Ravi Fernandos's comment gives the appropriate answer to your question. Although it may at first glance look surprising that the the unit tangent vectors of the curve $\phi$ give us the inverse $\rho$ of the "eastern stereographic projection", it can't be really surprising that the function $\rho$ occurs for some curve $(0,\infty) \to \mathbb R^2$. Thus we may regard it as a mere coincidence that in your calculus III problems you have to consider the particular curve $\phi$.
But perhaps it is more interesting to understand how we can find a curve producing $\rho$ as its unit tangent vector curve. We shall see that the solution is not unique.
Approach 1.
Both coordinate functions are rational functions. It is well-known how to determine their antiderivatives and we see that $\rho$ is the derivative of the curve
$$\alpha(t) = \left(t - 2\arctan t, \ln(t^2 +1) \right) .$$
Approach 2.
It is well-known that the Weierstrass substitution $t = \tau(x) = \tan(x/2)$ gives us the function $$f = \rho \circ \tau: (0,\pi) \to \mathbb R^2, f(x) = (-\cos x, \sin x) .$$ This is just a reparameterization of $\rho$. Obviously we have $f(x) = (-\sin'x, -\cos' x) = g'(x)$ with $g(x) = (-\sin x, -\cos x)$. Thus $f$ is the unit tangent vector curve of $g : (0,\pi) \to \mathbb R^2$ which is not at all surprising. Note that $g$ parameterizes the open left half circle in clockwise direction.
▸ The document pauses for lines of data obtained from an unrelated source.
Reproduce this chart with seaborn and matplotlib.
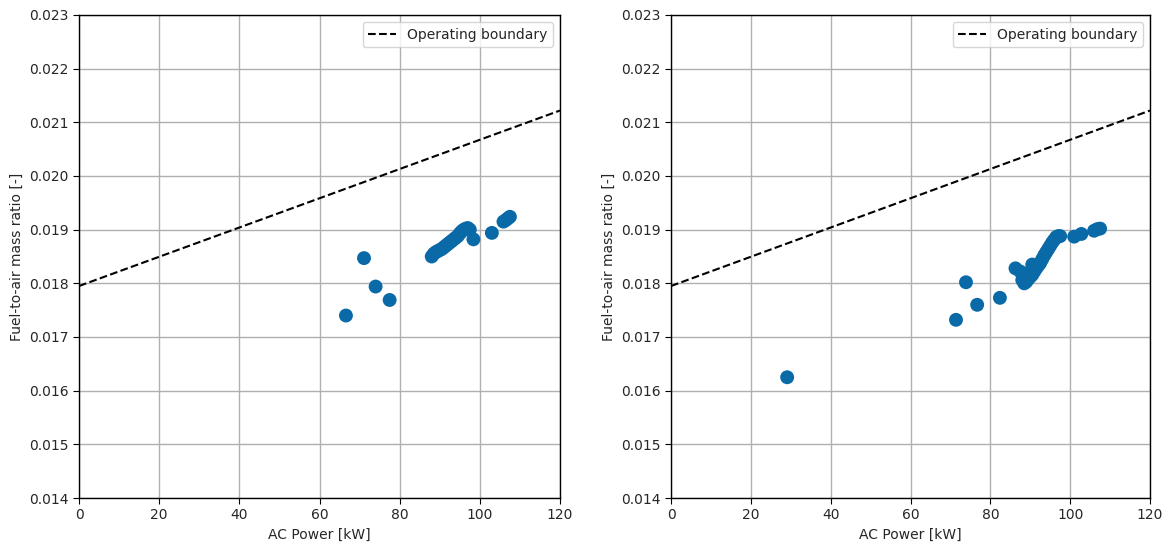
import numpy as np
import pandas as pd
import matplotlib
matplotlib.use("Agg")
import matplotlib.pyplot as plt
import seaborn as sns

# Operating boundary line endpoints
boundary_power = [0, 120]
boundary_far = [0.01795, 0.02122]

# Left panel data
left_power = [66.6, 71.1, 74.0, 77.5,
              88.0, 88.5, 89.0, 89.5, 90.0, 90.5, 91.0, 91.5, 92.0, 92.5, 93.0,
              93.5, 94.0, 94.5, 95.0, 95.5, 96.0, 96.5, 97.0, 97.5, 98.4,
              103.0, 105.9, 106.5, 107.0, 107.5]
left_far = [0.01740, 0.01847, 0.01794, 0.01769,
            0.01850, 0.01855, 0.01858, 0.01860, 0.01862, 0.01864, 0.01867, 0.01870,
            0.01873, 0.01876, 0.01879, 0.01882, 0.01885, 0.01888, 0.01893, 0.01897,
            0.01900, 0.01902, 0.01903, 0.01900, 0.01882,
            0.01894, 0.01915, 0.01918, 0.01921, 0.01924]

# Right panel data
right_power = [29.1, 71.4, 73.9, 76.7, 82.4, 86.3,
               87.5, 88.0, 88.5, 89.0, 89.0, 89.5, 90.0, 90.5, 90.5, 91.0, 91.0,
               91.5, 92.0, 92.5, 93.0, 93.5, 94.0, 94.5, 95.0, 95.5, 96.0, 96.5,
               97.0, 97.5, 101.0, 102.8, 106.0, 106.8, 107.5]
right_far = [0.01625, 0.01732, 0.01802, 0.01760, 0.01773, 0.01828,
             0.01822, 0.01806, 0.01800, 0.01803, 0.01818, 0.01808, 0.01812, 0.01816,
             0.01835, 0.01822, 0.01830, 0.01828, 0.01833, 0.01838, 0.01845, 0.01852,
             0.01858, 0.01864, 0.01870, 0.01876, 0.01881, 0.01886, 0.01888, 0.01888,
             0.01887, 0.01892, 0.01898, 0.01901, 0.01902]

xticks = [0, 20, 40, 60, 80, 100, 120]
yticks = [0.014, 0.015, 0.016, 0.017, 0.018, 0.019, 0.020, 0.021, 0.022, 0.023]

sns.set_style("ticks")
plt.rcParams['font.family'] = ['DejaVu Sans']

fig = plt.figure(figsize=(11.68, 5.43), dpi=100)
ax1 = fig.add_axes([79/1168, 1-498/543, (560-79)/1168, (498-15)/543])
ax2 = fig.add_axes([671/1168, 1-498/543, (1150-671)/1168, (498-15)/543])

color = "#0a6aa8"
bdf = pd.DataFrame({"p": boundary_power, "f": boundary_far})

for ax, px, fy in [(ax1, left_power, left_far), (ax2, right_power, right_far)]:
    df = pd.DataFrame({"p": px, "f": fy})
    sns.lineplot(data=bdf, x="p", y="f", ax=ax, color="black", linestyle="--",
                 linewidth=1.5, label="Operating boundary")
    sns.scatterplot(data=df, x="p", y="f", ax=ax, color=color, s=100,
                    edgecolor="none", zorder=3)
    ax.set_xlim(0, 120)
    ax.set_ylim(0.014, 0.023)
    ax.set_xticks(xticks)
    ax.set_yticks(yticks)
    ax.set_yticklabels([f"{v:.3f}" for v in yticks])
    ax.grid(True, color="#b0b0b0", linewidth=1.0)
    ax.set_axisbelow(True)
    ax.set_xlabel("AC Power [kW]", fontsize=10)
    ax.set_ylabel("Fuel-to-air mass ratio [-]", fontsize=10)
    ax.tick_params(labelsize=10, direction="out", length=4, color="black")
    for s in ax.spines.values():
        s.set_visible(True)
        s.set_color("black")
        s.set_linewidth(1.0)
    ax.legend(loc="upper right", fontsize=10, framealpha=0.8, edgecolor="#cccccc")

fig.savefig("out.png", dpi=100)
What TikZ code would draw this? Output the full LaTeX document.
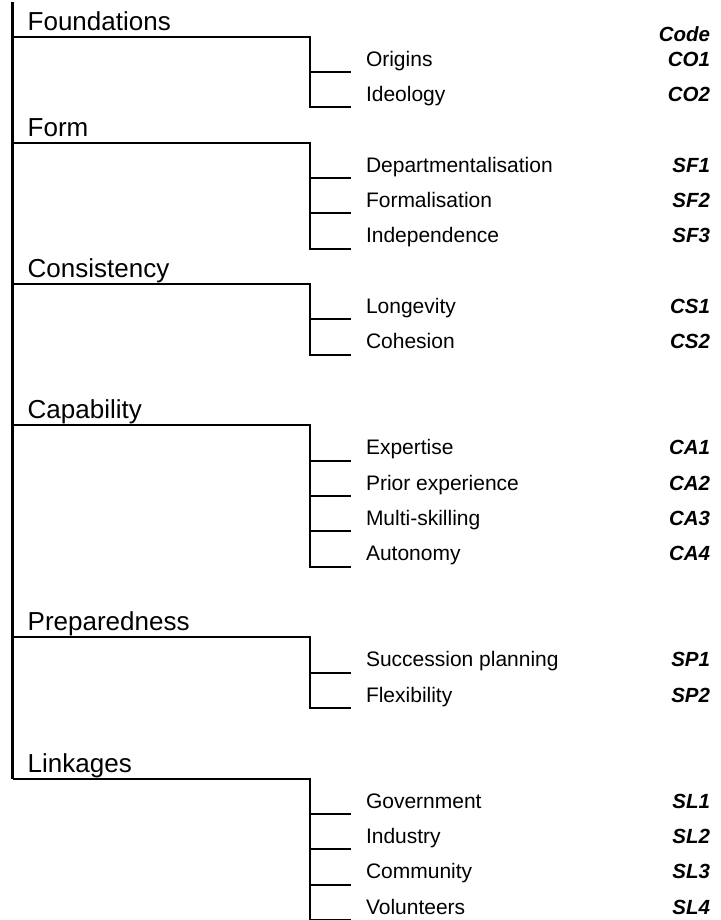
\documentclass[tikz,border=0pt]{standalone}
\usepackage{fontspec}
\setmainfont{Liberation Sans}

\begin{document}
\begin{tikzpicture}[x=1pt,y=-35.33pt,
  cat/.style={anchor=south west,inner xsep=15pt,inner ysep=6.5pt,outer sep=0pt,text depth=0pt,font=\fontsize{26}{30}\selectfont},
  item/.style={anchor=south west,inner xsep=15pt,inner ysep=6pt,outer sep=0pt,text depth=0pt,font=\fontsize{21}{24}\selectfont},
  code/.style={anchor=south east,inner xsep=0pt,inner ysep=6pt,outer sep=0pt,text depth=0pt,font=\fontsize{20.5}{24}\selectfont\bfseries\itshape},
  spine/.style={line width=3pt},
  branch/.style={line width=2pt}]
\useasboundingbox (0,-0.04) rectangle (720,26);

% categories
\node[cat] (found) at (12.7,1) {Foundations};
\node[cat] (form) at (12.7,4) {Form};
\node[cat] (cons) at (12.7,8) {Consistency};
\node[cat] (capa) at (12.7,12) {Capability};
\node[cat] (prep) at (12.7,18) {Preparedness};
\node[cat] (link) at (12.7,22) {Linkages};

% split points
\coordinate (top) at (12.7,0.03);
\coordinate (found-r) at (310,1);
\coordinate (form-r) at (310,4);
\coordinate (cons-r) at (310,8);
\coordinate (capa-r) at (310,12);
\coordinate (prep-r) at (310,18);
\coordinate (link-r) at (310,22);

% items
\node[item] (orig) at (351,2) {Origins};
\node[item] (ideo) at (351,3) {Ideology};
\node[item] (dept) at (351,5) {Departmentalisation};
\node[item] (frml) at (351,6) {Formalisation};
\node[item] (inde) at (351,7) {Independence};
\node[item] (long) at (351,9) {Longevity};
\node[item] (cohe) at (351,10) {Cohesion};
\node[item] (expe) at (351,13) {Expertise};
\node[item] (prio) at (351,14) {Prior experience};
\node[item] (mult) at (351,15) {Multi-skilling};
\node[item] (auto) at (351,16) {Autonomy};
\node[item] (succ) at (351,19) {Succession planning};
\node[item] (flex) at (351,20) {Flexibility};
\node[item] (govt) at (351,23) {Government};
\node[item] (indu) at (351,24) {Industry};
\node[item] (comm) at (351,25) {Community};
\node[item] (volu) at (351,26) {Volunteers};

% codes
\node[code] (head) at (710,1.3) {Code};
\node[code] (co1) at (710,2) {CO1};
\node[code] (co2) at (710,3) {CO2};
\node[code] (sf1) at (710,5) {SF1};
\node[code] (sf2) at (710,6) {SF2};
\node[code] (sf3) at (710,7) {SF3};
\node[code] (cs1) at (710,9) {CS1};
\node[code] (cs2) at (710,10) {CS2};
\node[code] (ca1) at (710,13) {CA1};
\node[code] (ca2) at (710,14) {CA2};
\node[code] (ca3) at (710,15) {CA3};
\node[code] (ca4) at (710,16) {CA4};
\node[code] (sp1) at (710,19) {SP1};
\node[code] (sp2) at (710,20) {SP2};
\node[code] (sl1) at (710,23) {SL1};
\node[code] (sl2) at (710,24) {SL2};
\node[code] (sl3) at (710,25) {SL3};
\node[code] (sl4) at (710,26) {SL4};

% tree lines
\draw[spine] (top) -- (link.south west);
\draw[branch] (found.south west) -- (found-r) |- (ideo.south west);
\draw[branch] (found-r) |- (orig.south west);
\draw[branch] (form.south west) -- (form-r) |- (inde.south west);
\draw[branch] (form-r) |- (dept.south west);
\draw[branch] (form-r) |- (frml.south west);
\draw[branch] (cons.south west) -- (cons-r) |- (cohe.south west);
\draw[branch] (cons-r) |- (long.south west);
\draw[branch] (capa.south west) -- (capa-r) |- (auto.south west);
\draw[branch] (capa-r) |- (expe.south west);
\draw[branch] (capa-r) |- (prio.south west);
\draw[branch] (capa-r) |- (mult.south west);
\draw[branch] (prep.south west) -- (prep-r) |- (flex.south west);
\draw[branch] (prep-r) |- (succ.south west);
\draw[branch] (link.south west) -- (link-r) |- (volu.south west);
\draw[branch] (link-r) |- (govt.south west);
\draw[branch] (link-r) |- (indu.south west);
\draw[branch] (link-r) |- (comm.south west);
\end{tikzpicture}
\end{document}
Let us now substitute $ x = \tau^{-1}(t)$. We get the function $$F = g \circ \tau^{-1} : (0,\infty) \to \mathbb R^2. $$ Then $$F'(t) = g'(\tau^{-1}(t))(\tau^{-1})'(t) = f\tau^{-1}(t) \frac{1}{\tau'(\tau^{-1}(t))} = \frac{\rho(t)}{\tau'(\tau^{-1}(t))} .$$ This shows that the unit tangent vector curve of $F$ is nothing else than $\rho$. Explicitly we get $$F(t) = \left(\dfrac{-2t}{t^2 + 1} , \dfrac{t^2 - 1}{t^2 + 1} \right) , \\ F'(t) = \frac{2}{t^2+1}\rho(t) .$$
Perhaps we could also have guessed that the above $F$ will do, without reparameterizing $\rho$ into the trigonometric representation. But I think it is useful to understand the connection of the functions $ \dfrac{t^2 - 1}{t^2 + 1}$ and $\dfrac{2t}{t^2 + 1}$ with $\sin$ and $\cos$.
Approach 3.
Write $$\rho(t) = \frac{t^2}{t^2 +1}\left(\frac{t^2-1}{t^2}, \frac{2}{t}\right) = \frac{t^2}{t^2 +1}\left(1 - \frac{1}{t^2}, \frac{2}{t}\right)$$ or equivalently $$\left(1 + \frac{1}{t^2}\right)\rho(t) = \left(1 - \frac{1}{t^2}, \frac{2}{t}\right) .$$
The function on the RHS is obviously the derivative of $\phi(t) = \left(t + \frac{1}{t}, 2 \ln t \right)$ which immediately implies that $\rho$ is the unit tangent vector curve of $\phi$, the factor $\left(1 + \frac{1}{t^2}\right)$ being the norm of $\phi'(t)$.
Approach 4.
Write $$\rho(t) = \frac{1}{t^2 +1}\left(t^2-1, 2t \right)$$ or equivalently $$(t^2+1)\rho(t) = (t^2-1,2t) .$$
The function on the RHS is obviously the derivative of $\psi(t) = \left(t^3/3 -t , t^2 \right)$ which immediately implies that $\rho$ is the unit tangent vector curve of $\psi$, the factor $t^2 +1$ being the norm of $\psi'(t)$.